SAN FRANCISCO Startup EnOcean GmbH, a provider of energy-harvesting wireless technologies, introduced a solar-powered radio frequency (RF) magnet-contact sensor Tuesday (Nov. 1) that the company claims can eliminate the dependence upon batteries for wireless security systems.
According to EnOcean (Oberhaching, Germany), by doing away with the burdens of battery monitoring and replacement, the STM250 can operate virtually forever without maintenance.
"The security industry has long had a need for simplified magnet-contact sensor installation and operation," said Jim O'Callaghan, EnOcean vice president, in a statement. "Wireless seemed to provide the answer, yet the cost and consistency of battery power has been a recurring concern.
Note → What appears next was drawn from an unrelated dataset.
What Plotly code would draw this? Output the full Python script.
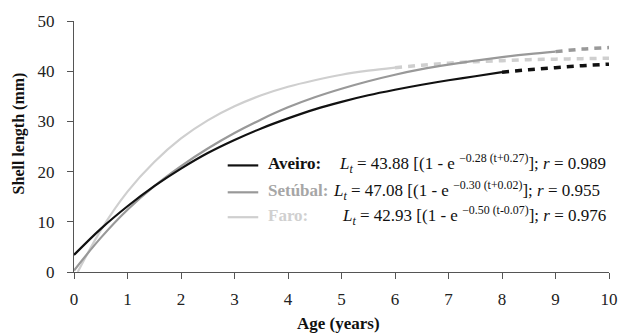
import plotly.graph_objects as go

# ---- data ----
aveiro_age = [0, 0.5, 1, 1.5, 2, 2.5, 3, 3.5, 4, 4.5, 5, 5.5, 6, 6.5, 7, 7.5, 8]
aveiro_len = [3.4, 8.6, 13.1, 17.1, 20.6, 23.7, 26.3, 28.6, 30.6, 32.4, 33.9, 35.2, 36.3, 37.3, 38.2, 39.0, 39.8]
aveiro_ext_age = [8, 8.5, 9, 9.5, 10]
aveiro_ext_len = [39.8, 40.3, 40.7, 41.1, 41.4]

setubal_age = [0, 0.5, 1, 1.5, 2, 2.5, 3, 3.5, 4, 4.5, 5, 5.5, 6, 6.5, 7, 7.5, 8, 8.5, 9]
setubal_len = [0.3, 6.8, 12.4, 17.1, 21.1, 24.6, 27.7, 30.4, 32.8, 34.8, 36.5, 38.0, 39.3, 40.4, 41.3, 42.1, 42.8, 43.4, 43.9]
setubal_ext_age = [9, 9.5, 10]
setubal_ext_len = [43.9, 44.4, 44.7]

faro_age = [0.07, 0.5, 1, 1.5, 2, 2.5, 3, 3.5, 4, 4.5, 5, 5.5, 6]
faro_len = [0.0, 8.3, 16.0, 21.9, 26.6, 30.2, 33.0, 35.2, 36.9, 38.2, 39.3, 40.1, 40.7]
faro_ext_age = [6, 6.5, 7, 7.5, 8, 8.5, 9, 9.5, 10]
faro_ext_len = [40.7, 41.2, 41.6, 41.9, 42.1, 42.3, 42.4, 42.5, 42.6]

x_ticks = [0, 1, 2, 3, 4, 5, 6, 7, 8, 9, 10]
y_ticks = [0, 10, 20, 30, 40, 50]

legend_names = ["Aveiro:", "Setúbal:", "Faro:"]
legend_formulas = [
    "<i>L</i><sub><i>t</i></sub> = 43.88 [(1 - e <sup>\u22120.28 (t+0.27)</sup>]; <i>r</i> = 0.989",
    "<i>L</i><sub><i>t</i></sub> = 47.08 [(1 - e <sup>\u22120.30 (t+0.02)</sup>]; <i>r</i> = 0.955",
    "<i>L</i><sub><i>t</i></sub> = 42.93 [(1 - e <sup>\u22120.50 (t-0.07)</sup>]; <i>r</i> = 0.976",
]

# ---- style ----
FONT = "Liberation Serif"
C_AV, C_SE, C_FA = "#111111", "#999999", "#cfcfcf"
C_SE_TXT, C_FA_TXT = "#a6a6a6", "#d0d0d0"

fig = go.Figure()
series = [
    (aveiro_age, aveiro_len, aveiro_ext_age, aveiro_ext_len, C_AV),
    (setubal_age, setubal_len, setubal_ext_age, setubal_ext_len, C_SE),
    (faro_age, faro_len, faro_ext_age, faro_ext_len, C_FA),
]
for a, l, ea, el, c in series:
    fig.add_trace(go.Scatter(x=ea, y=el, mode="lines", showlegend=False, hoverinfo="skip",
                             line=dict(color=c, width=3.5, dash="7px,6px", shape="spline")))
for a, l, ea, el, c in reversed(series):
    fig.add_trace(go.Scatter(x=a, y=l, mode="lines", showlegend=False,
                             line=dict(color=c, width=2.2, shape="spline")))

L, R, T, B = 74, 13, 20, 62
W, H = 630, 334
pw, ph = W - L - R, H - T - B

def px(xp):
    return (xp - L) / pw

def py(yp):
    return (H - B - yp) / ph

shapes = []
annotations = []
row_y = [165, 192, 217]
name_cols = [C_AV, C_SE_TXT, C_FA_TXT]
line_cols = [C_AV, C_SE, C_FA]
formula_x = [341, 335, 344]
for i in range(3):
    shapes.append(dict(type="line", xref="paper", yref="paper",
                       x0=px(230), x1=px(261), y0=py(row_y[i]), y1=py(row_y[i]),
                       line=dict(color=line_cols[i], width=2.2)))
    annotations.append(dict(xref="paper", yref="paper", x=px(269), y=py(row_y[i] - 2),
                            xanchor="left", yanchor="middle", showarrow=False,
                            text="<b>" + legend_names[i] + "</b>",
                            font=dict(family=FONT, size=17, color=name_cols[i])))
    annotations.append(dict(xref="paper", yref="paper", x=px(formula_x[i]), y=py(row_y[i] - 2),
                            xanchor="left", yanchor="middle", showarrow=False,
                            text=legend_formulas[i],
                            font=dict(family=FONT, size=17, color="#111111")))

annotations.append(dict(xref="paper", yref="paper", x=px(342), y=py(324),
                        xanchor="center", yanchor="middle", showarrow=False,
                        text="<b>Age (years)</b>", font=dict(family=FONT, size=17, color="#111111")))
annotations.append(dict(xref="paper", yref="paper", x=px(18), y=py(133),
                        xanchor="center", yanchor="middle", showarrow=False, textangle=-90,
                        text="<b>Shell length (mm)</b>", font=dict(family=FONT, size=16, color="#111111")))

fig.update_layout(
    width=W, height=H, margin=dict(l=L, r=R, t=T, b=B),
    paper_bgcolor="white", plot_bgcolor="white",
    font=dict(family=FONT, size=16, color="#222222"),
    shapes=shapes, annotations=annotations,
    xaxis=dict(range=[0, 10], tickvals=x_ticks, showgrid=False, zeroline=False,
               showline=True, linecolor="#555555", linewidth=1.2,
               ticks="outside", ticklen=6, tickcolor="#555555", tickwidth=1.2,
               ticklabelstandoff=5,
               tickfont=dict(family=FONT, size=17, color="#222222")),
    yaxis=dict(range=[0, 50], tickvals=y_ticks, showgrid=False, zeroline=False,
               showline=True, linecolor="#555555", linewidth=1.2,
               ticks="outside", ticklen=6, tickcolor="#555555", tickwidth=1.2,
               ticklabelstandoff=9,
               tickfont=dict(family=FONT, size=17, color="#222222")),
)

fig.write_html("out.html")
By combining solar power with robust RF technology, EnOcean has effectively merged all the benefits of wire affordability, stability and reliability with the convenience of wireless."
EnOcean, which spun off from Siemens AG in 2001, announced earlier this year that it raised $13 million for expansion of its U.S. business and to support integration of its technology within ASICs and MEMS. In June, the company introduced the STM 100 solar-powered wireless sensor module,
which includes three analog and four digital sensor connections, but not the sensors themselves.
Whereas a typical wireless security system achieves long life through the use of expensive high quality lithium ion batteries, STM250 requires only ambient indoor or outdoor light, EnOcean said. The amount of light typically available in homes or offices is sufficient to both operate STM250 continuously and in addition to store energy for up to six days use in total darkness, according to the company.
The unit's embedded EnOcean RF transmitter will send a signal across 300 meters outdoors and 30 meters indoors through walls, the company said, adding that the entire transmission is initiated, undertaken and completed in approximately 1/1000 of a second.
The STM250 is designed to automatically transmit a signal, using sophisticated RF protocols, when the contact is opened/closed. A periodic presence signal is sent on the quarter-hour to indicate that the node is operating properly, using stored energy, EnOcean said.
In a package that is described as being smaller than a standard doorbell (109 x 17 x 16 mm), the STM250 consists of a solar cell energy generator, an energy reservoir, a reed contact switch, a microprocessor for sensor control and a radio transmitter/antenna.
EnOcean said its proprietary radio technology is approved for use in Europe, the U.S. and Canada. The STM250 sensors are available in OEM quantities for less than $30 each, the company said.